WHAT YOU HAVE TO DO:
Start at the top of the records and, please, print each line exactly through the line that contains "bottom += vals", leaving out all pictures.

SUPPLIED INFORMATION:
»»

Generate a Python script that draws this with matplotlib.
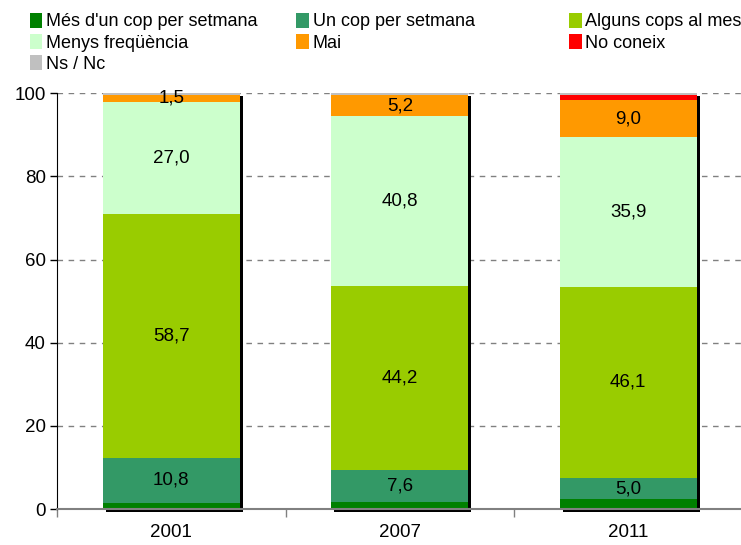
import matplotlib

matplotlib.use("Agg")
import matplotlib.pyplot as plt
import matplotlib.transforms as mtransforms
from matplotlib.patches import Patch
import numpy as np

plt.rcParams["font.family"] = ["Liberation Sans", "DejaVu Sans"]

years = ["2001", "2007", "2011"]
mes_dun_cop = [1.5, 1.8, 2.4]
un_cop = [10.8, 7.6, 5.0]
alguns_cops = [58.7, 44.2, 46.1]
menys_freq = [27.0, 40.8, 35.9]
mai = [1.5, 5.2, 9.0]
no_coneix = [0.0, 0.0, 1.2]
ns_nc = [0.5, 0.4, 0.4]

series = [
    ("Més d'un cop per setmana", mes_dun_cop, "#008000", False),
    ("Un cop per setmana", un_cop, "#339966", True),
    ("Alguns cops al mes", alguns_cops, "#99CC00", True),
    ("Menys freqüència", menys_freq, "#CCFFCC", True),
    ("Mai", mai, "#FF9900", True),
    ("No coneix", no_coneix, "#FF0000", False),
    ("Ns / Nc", ns_nc, "#C0C0C0", False),
]

fig = plt.figure(figsize=(7.41, 5.45), dpi=100)
ax = fig.add_axes([0.077, 0.066, 0.925, 0.763])

x = np.arange(len(years)) + 0.5
width = 0.6

# black drop shadow behind each whole bar
totals = np.sum([s[1] for s in series], axis=0)
shadow = mtransforms.offset_copy(ax.transData, fig=fig, x=3, y=-3, units="dots")
ax.bar(x, totals, width, color="black", transform=shadow, zorder=1, clip_on=False)

bottom = np.zeros(len(years))
for name, vals, color, labelled in series:
    vals = np.array(vals)
    ax.bar(x, vals, width, bottom=bottom, color=color, label=name, zorder=2)
    if labelled:
        for xi, b, v in zip(x, bottom, vals):
            ax.text(xi, b + v / 2, f"{v:.1f}".replace(".", ","), ha="center", va="center",
                    fontsize=13.5, color="black", zorder=3)
    bottom += vals

ax.set_xlim(0, 3)
ax.set_ylim(0, 100)
ax.set_yticks([0, 20, 40, 60, 80, 100])
ax.yaxis.grid(True, linestyle=(0, (4, 4)), color="#808080", linewidth=1)
ax.set_axisbelow(True)
ax.set_xticks(x)
ax.set_xticklabels(years)
ax.set_xticks([0, 1, 2, 3], minor=True)
ax.tick_params(axis="x", which="major", length=0, pad=11, labelsize=13.5)
ax.tick_params(axis="x", which="minor", length=6, color="#808080", width=1)
ax.tick_params(axis="y", length=5, width=1, labelsize=13.5, pad=3)
for side in ["top", "right"]:
    ax.spines[side].set_visible(False)
ax.spines["left"].set_color("black")
ax.spines["bottom"].set_color("#808080")
ax.spines["bottom"].set_linewidth(1.5)

# one legend per column so the columns sit at even spacing as in the original
handles = [Patch(facecolor=c, edgecolor="none") for _, _, c, _ in series]
labels = [n for n, _, _, _ in series]
columns = [([0, 3, 6], 0.040), ([1, 4], 0.400), ([2, 5], 0.768)]
for idx, x0 in columns:
    leg = fig.legend([handles[i] for i in idx], [labels[i] for i in idx],
                     loc="upper left", bbox_to_anchor=(x0, 0.977), frameon=False,
                     fontsize=13, handlelength=0.7, handleheight=0.9,
                     handletextpad=0.2, labelspacing=0.2, borderaxespad=0.0,
                     borderpad=0.0)

fig.savefig("out.png", dpi=100)
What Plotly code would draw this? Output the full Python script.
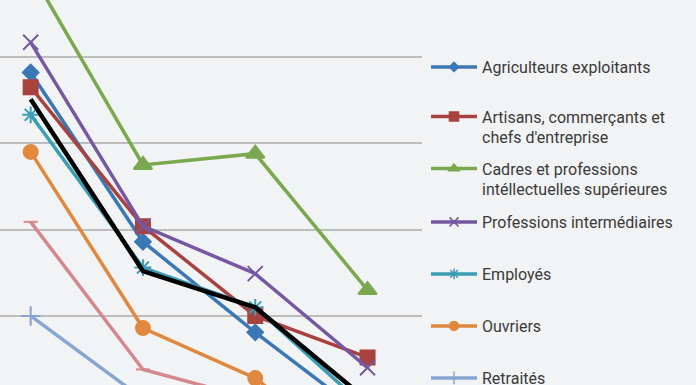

««

THE SOLUTION:
Generate a Python script that draws this with matplotlib.
import matplotlib

matplotlib.use("Agg")
import matplotlib.pyplot as plt
import matplotlib.transforms as mtransforms
from matplotlib.patches import Patch
import numpy as np

plt.rcParams["font.family"] = ["Liberation Sans", "DejaVu Sans"]

years = ["2001", "2007", "2011"]
mes_dun_cop = [1.5, 1.8, 2.4]
un_cop = [10.8, 7.6, 5.0]
alguns_cops = [58.7, 44.2, 46.1]
menys_freq = [27.0, 40.8, 35.9]
mai = [1.5, 5.2, 9.0]
no_coneix = [0.0, 0.0, 1.2]
ns_nc = [0.5, 0.4, 0.4]

series = [
    ("Més d'un cop per setmana", mes_dun_cop, "#008000", False),
    ("Un cop per setmana", un_cop, "#339966", True),
    ("Alguns cops al mes", alguns_cops, "#99CC00", True),
    ("Menys freqüència", menys_freq, "#CCFFCC", True),
    ("Mai", mai, "#FF9900", True),
    ("No coneix", no_coneix, "#FF0000", False),
    ("Ns / Nc", ns_nc, "#C0C0C0", False),
]

fig = plt.figure(figsize=(7.41, 5.45), dpi=100)
ax = fig.add_axes([0.077, 0.066, 0.925, 0.763])

x = np.arange(len(years)) + 0.5
width = 0.6

# black drop shadow behind each whole bar
totals = np.sum([s[1] for s in series], axis=0)
shadow = mtransforms.offset_copy(ax.transData, fig=fig, x=3, y=-3, units="dots")
ax.bar(x, totals, width, color="black", transform=shadow, zorder=1, clip_on=False)

bottom = np.zeros(len(years))
for name, vals, color, labelled in series:
    vals = np.array(vals)
    ax.bar(x, vals, width, bottom=bottom, color=color, label=name, zorder=2)
    if labelled:
        for xi, b, v in zip(x, bottom, vals):
            ax.text(xi, b + v / 2, f"{v:.1f}".replace(".", ","), ha="center", va="center",
                    fontsize=13.5, color="black", zorder=3)
    bottom += vals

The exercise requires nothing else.